The sequence-to-sequence (seq2seq) task aims at generating the target sequence based on the given input source sequence. Traditionally, most of the seq2seq task is resolved by the Encoder-Decoder framework which requires an encoder to encode the source sequence and a decoder to generate the target text. Recently, a bunch of new approaches have emerged that apply decoder-only language models directly to the seq2seq task. Despite the significant advancements in applying language models to the seq2seq task, there is still a lack of thorough analysis on the effectiveness of the decoder-only language model architecture. This paper aims to address this gap by conducting a detailed comparison between the encoder-decoder architecture and the decoder-only language model framework through the analysis of a regularized encoder-decoder structure. This structure is designed to replicate all behaviors in the classical decoder-only language model but has an encoder and a decoder making it easier to be compared with the classical encoder-decoder structure. Based on the analysis, we unveil the attention degeneration problem in the language model, namely, as the generation step number grows, less and less attention is focused on the source sequence. To give a quantitative understanding of this problem, we conduct a theoretical sensitivity analysis of the attention output with respect to the source input. Grounded on our analysis, we propose a novel partial attention language model to solve the attention degeneration problem.

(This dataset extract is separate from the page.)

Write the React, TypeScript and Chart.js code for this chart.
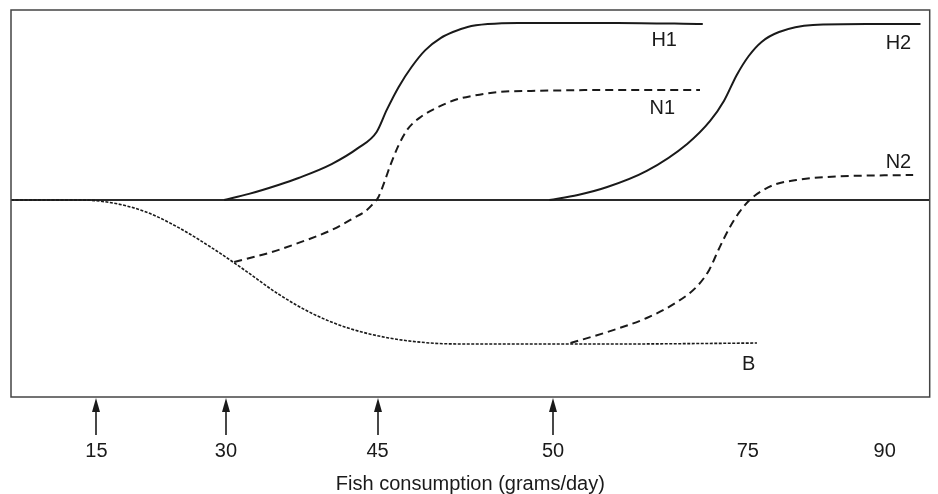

Experimental results on machine translation, summarization, and data-to-text generation tasks support our analysis and demonstrate the effectiveness of our proposed model.

翻译：序列到序列（seq2seq）任务旨在根据给定的输入源序列生成目标序列。传统上，大多数seq2seq任务由编码器-解码器框架解决，该框架需要编码器对源序列进行编码，并由解码器生成目标文本。近年来，出现了一系列直接将仅解码器语言模型应用于seq2seq任务的新方法。尽管将语言模型应用于seq2seq任务取得了显著进展，但对仅解码器语言模型架构有效性的深入分析仍然缺乏。本文旨在通过对正则化编码器-解码器结构的分析，对编码器-解码器架构与仅解码器语言模型框架进行详细比较，以填补这一空白。该结构旨在复现经典仅解码器语言模型中的所有行为，但包含编码器和解码器，从而便于与经典编码器-解码器结构进行比较。基于此分析，我们揭示了语言模型中的注意力退化问题，即随着生成步骤数量的增加，对源序列的关注越来越少。为定量理解该问题，我们对源输入在注意力输出上的影响进行了理论敏感性分析。基于分析结果，我们提出了一种新颖的部分注意力语言模型来解决注意力退化问题。在机器翻译、摘要生成和数据到文本生成任务上的实验结果支持了我们的分析，并验证了所提模型的有效性。